Le péquiste Joël Arseneau a pris plaisir, jeudi, à souligner que «le gouvernement fédéral a confirmé qu’il n’hésiterait pas à s’impliquer dans la contestation judiciaire non seulement de la loi 21, mais également de la loi 96 sur la langue française». Sarcastique, le député a ajouté, citons-le encore, que «l’alternative à l’indépendance que propose le premier ministre Legault, c’est la fierté... : la fierté de ne pas avoir obtenu des transferts en santé, la fierté de ne pas avoir de rapport d’impôt unique, la fierté de se faire imposer une politique d’immigration par le fédéral, la fierté de ne pas pouvoir imposer la loi 101 aux entreprises à charte fédérale. Bref, la fierté de se faire dire non chaque fois qu’on exige le respect des particularités du Québec»…

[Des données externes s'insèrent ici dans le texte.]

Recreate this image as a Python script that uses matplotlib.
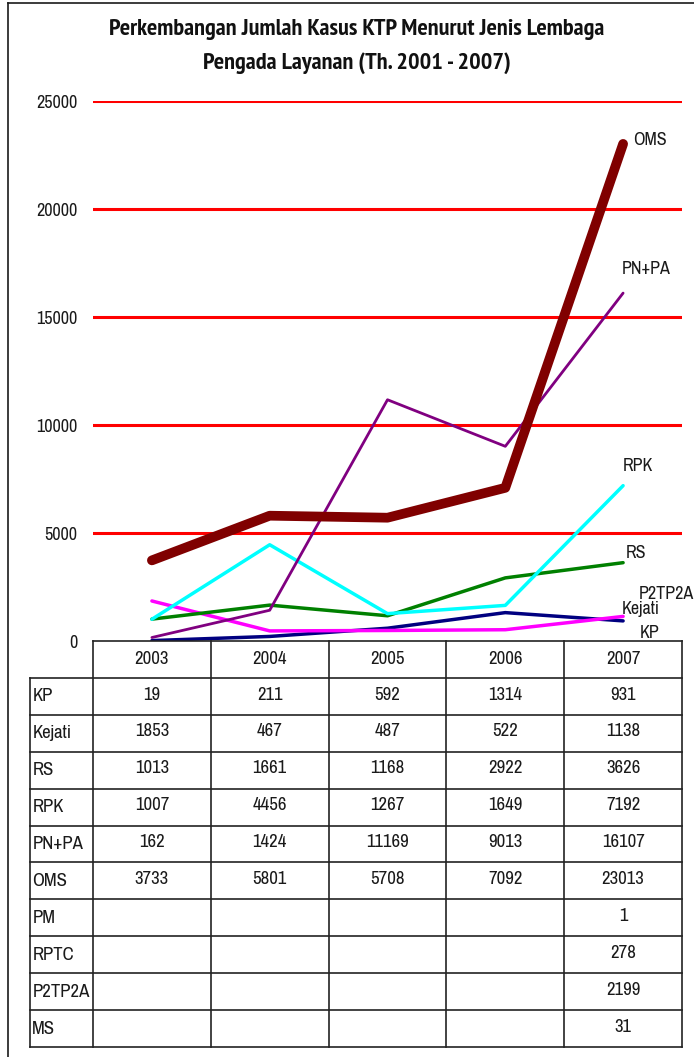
import matplotlib
matplotlib.use("Agg")
import matplotlib.pyplot as plt
from matplotlib import font_manager

years = ["2003", "2004", "2005", "2006", "2007"]
row_names = ["KP", "Kejati", "RS", "RPK", "PN+PA", "OMS", "PM", "RPTC", "P2TP2A", "MS"]
kp = [19, 211, 592, 1314, 931]
kejati = [1853, 467, 487, 522, 1138]
rs = [1013, 1661, 1168, 2922, 3626]
rpk = [1007, 4456, 1267, 1649, 7192]
pnpa = [162, 1424, 11169, 9013, 16107]
oms = [3733, 5801, 5708, 7092, 23013]
pm = [None, None, None, None, 1]
rptc = [None, None, None, None, 278]
p2tp2a = [None, None, None, None, 2199]
ms = [None, None, None, None, 31]
yticks = [0, 5000, 10000, 15000, 20000, 25000]

# pick an Arial Narrow look-alike if one is installed
fonts = font_manager.fontManager.ttflist
names = {f.name for f in fonts}
bold_names = {f.name for f in fonts if f.weight in (600, 700, "bold", "semibold")}
wanted = ["Liberation Sans Narrow", "Arial Narrow", "Archivo Narrow", "PT Sans Narrow",
          "Roboto Condensed", "Pragati Narrow", "Open Sans Condensed", "Fira Sans Condensed",
          "IBM Plex Sans Condensed", "Encode Sans Condensed", "Asap Condensed"]
FAM = [n for n in wanted if n in names][:1] + ["DejaVu Sans"]
TFAM = [n for n in wanted if n in bold_names][:1] + FAM
plt.rcParams["font.family"] = FAM

W, H = 694, 1057
fig = plt.figure(figsize=(W / 100, H / 100), dpi=100)

def box(x0, y0, x1, y1):
    return [x0 / W, 1 - y1 / H, (x1 - x0) / W, (y1 - y0) / H]

TXT = "#1a1a1a"
ax = fig.add_axes(box(93, 101, 682, 641))
ax.set_xlim(-0.5, 4.5)
ax.set_ylim(0, 25000)
for s in ax.spines.values():
    s.set_visible(False)
ax.set_xticks([])
ax.set_yticks(yticks)
ax.set_yticklabels([str(v) for v in yticks], fontsize=13, color=TXT)
ax.tick_params(axis="y", length=0, pad=11)
for v in yticks[1:]:
    ax.axhline(v, color="#ff0000", lw=2.2, zorder=1)

x = list(range(len(years)))
series = [
    (kp, "KP", "#000080", 2.5, (12, -9)),
    (kejati, "Kejati", "#ff00ff", 2.5, (-1, 5)),
    (rs, "RS", "#008000", 2.5, (2, 7)),
    (rpk, "RPK", "#00ffff", 2.5, (0, 14)),
    (pnpa, "PN+PA", "#800080", 2.0, (-1, 17)),
    (oms, "OMS", "#800000", 7.0, (7, 3)),
]
for vals, name, col, lw, off in series:
    ax.plot(x, vals, color=col, lw=lw, solid_capstyle="round", zorder=3)
    ax.annotate(name, (x[-1], vals[-1]), xytext=off, textcoords="offset points",
                fontsize=13, color=TXT, va="center", ha="left",
                annotation_clip=False)
ax.annotate("P2TP2A", (x[-1], p2tp2a[-1]), xytext=(11, 0), textcoords="offset points",
            fontsize=13, color=TXT, va="center", ha="left", annotation_clip=False)

fig.text(357 / W, 1 - 30 / H, "Perkembangan Jumlah Kasus KTP Menurut Jenis Lembaga",
         ha="center", va="center", fontsize=17.5, fontweight="bold", color="#111111",
         family=TFAM)
fig.text(357 / W, 1 - 63 / H, "Pengada Layanan (Th. 2001 - 2007)",
         ha="center", va="center", fontsize=17.5, fontweight="bold", color="#111111",
         family=TFAM)

# data table below the chart, sharing the category positions
tax = fig.add_axes(box(30, 641, 682, 1047))
xmin = -0.5 - (93 - 30) / ((682 - 93) / 5)
tax.set_xlim(xmin, 4.5)
nrows = len(row_names) + 1
tax.set_ylim(nrows, 0)
tax.axis("off")
lc, lwid = "#222222", 1.2
tax.plot([-0.5, 4.5], [0, 0], color=lc, lw=lwid, clip_on=False)
for r in range(1, nrows + 1):
    tax.plot([xmin, 4.5], [r, r], color=lc, lw=lwid, clip_on=False)
tax.plot([xmin, xmin], [1, nrows], color=lc, lw=lwid, clip_on=False)
for i in range(len(years) + 1):
    tax.plot([i - 0.5, i - 0.5], [0, nrows], color=lc, lw=lwid, clip_on=False)
for i, yr in enumerate(years):
    tax.text(i, 0.5, yr, ha="center", va="center", fontsize=13.5, color=TXT)
table_vals = [kp, kejati, rs, rpk, pnpa, oms, pm, rptc, p2tp2a, ms]
for r, (nm, vals) in enumerate(zip(row_names, table_vals), start=1):
    tax.text(xmin + 0.02, r + 0.5, nm, ha="left", va="center", fontsize=13.5, color=TXT)
    for i, v in enumerate(vals):
        if v is not None:
            tax.text(i, r + 0.45, str(v), ha="center", va="center", fontsize=13.5, color=TXT)

# outer frame lines (left and top)
fig.add_artist(plt.Line2D([8 / W, 8 / W], [0, 1 - 3 / H], color=TXT, lw=1.2))
fig.add_artist(plt.Line2D([8 / W, 1], [1 - 3 / H, 1 - 3 / H], color=TXT, lw=1.2))

fig.savefig("out.png", dpi=100)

La réplique du premier ministre s’est appuyée sur le mot fierté. Citons-le, lui aussi : «Je suis fier, depuis quatre ans, d’avoir signé une entente sur le logement social avec Ottawa de 1,8 milliard, d’avoir signé une entente sur les services de garde de 6 milliards sans aucune condition, d’avoir signé une entente de 4,2 milliards avec Ottawa sur la formation de la main-d’œuvre, de 1,2 milliard sur les infrastructures, de 693 millions pour notre industrie aéronautique, de 460 millions pour installer Internet haute vitesse partout, de 374 millions pour nous aider avec les demandeurs d’asile, [d’avoir obtenu] les compensations pour la gestion de l’offre, de l’entente sur la lutte contre l’itinérance de 172 millions, etc.»
N’empêche. Malgré la force de la CAQ dans les intentions de vote, l’accumulation de refus dans des domaines majeurs et symboliques — que M. Legault déplore lui-même avec des accents dramatiques — conduira un jour ou l’autre si rien ne change, d’ici quelques années, à un moment de vérité.
Un moment de vérité, soit dans les rapports entre le Québec et le reste du Canada, soit pour la Coalition avenir Québec elle-même, qui réunit non seulement des gens plus à droite, d’autres plus à gauche, mais des indépendantistes et des fédéralistes.
De deux choses l’une…
La fierté d’être Québécois. C’est sous ce thème sans surprise que se déroule ce week-end un congrès de la Coalition avenir Québec, le tout dernier avant le scrutin du 3 octobre. On veut y célébrer le Québec.
Alors, on a évacué tout sujet important de société, toutes les questions qui défraient l’actualité depuis des mois.
De deux choses l’une : soit les militants caquistes sont satisfaits de toutes les actions du gouvernement, soit ils n’ont pas voulu l’embêter ou l’embarrasser. Quoi qu’il en soit, le résultat est le même : ils lui signent un chèque en blanc.
À ce congrès, on ne débattra donc ni d’inflation, ni de la pénurie de main-d’œuvre, ni des problèmes de logement, ni du réchauffement climatique, ni du réseau de la santé et des services sociaux, ni de la place faite aux personnes âgées — pour ne prendre que ces sujets.
Les 23 résolutions soumises aux membres ne donneront pas lieu à des débats déchirants.
Le parti propose par exemple de soutenir la création d’une plateforme en ligne regroupant «tous les spectacles québécois». Elle permettrait aussi «d’obtenir des récompenses à la suite de l’achat de billets». On propose aussi d’instituer «un concours pour désigner la capitale touristique et culturelle québécoise de l’année» et «de créer, par catégorie professionnelle, un concours des meilleurs artisans du Québec».
Dans un autre type de résolutions, on retrouve une proposition visant à «créer un catalogue de grandes œuvres artistiques québécoises», ainsi qu’une autre, tout de même plus substantielle celle-là, invitant le gouvernement à «faire de l’enseignement du français une priorité», notamment en révisant les programmes au primaire et au secondaire. Mais aucun argumentaire n’est avancé en soutien à cette idée.
La plus «politique» des résolutions est la suivante : que le gouvernement du Québec réitère «sa demande au fédéral de transférer l’ensemble des pouvoirs en immigration le plus rapidement possible au gouvernement du Québec».
Elle tombe bien, celle-là. Tellement que c’est probablement en partie sur cette question que portera le discours que prononcera le premier ministre François Legault à la clôture du congrès, dimanche.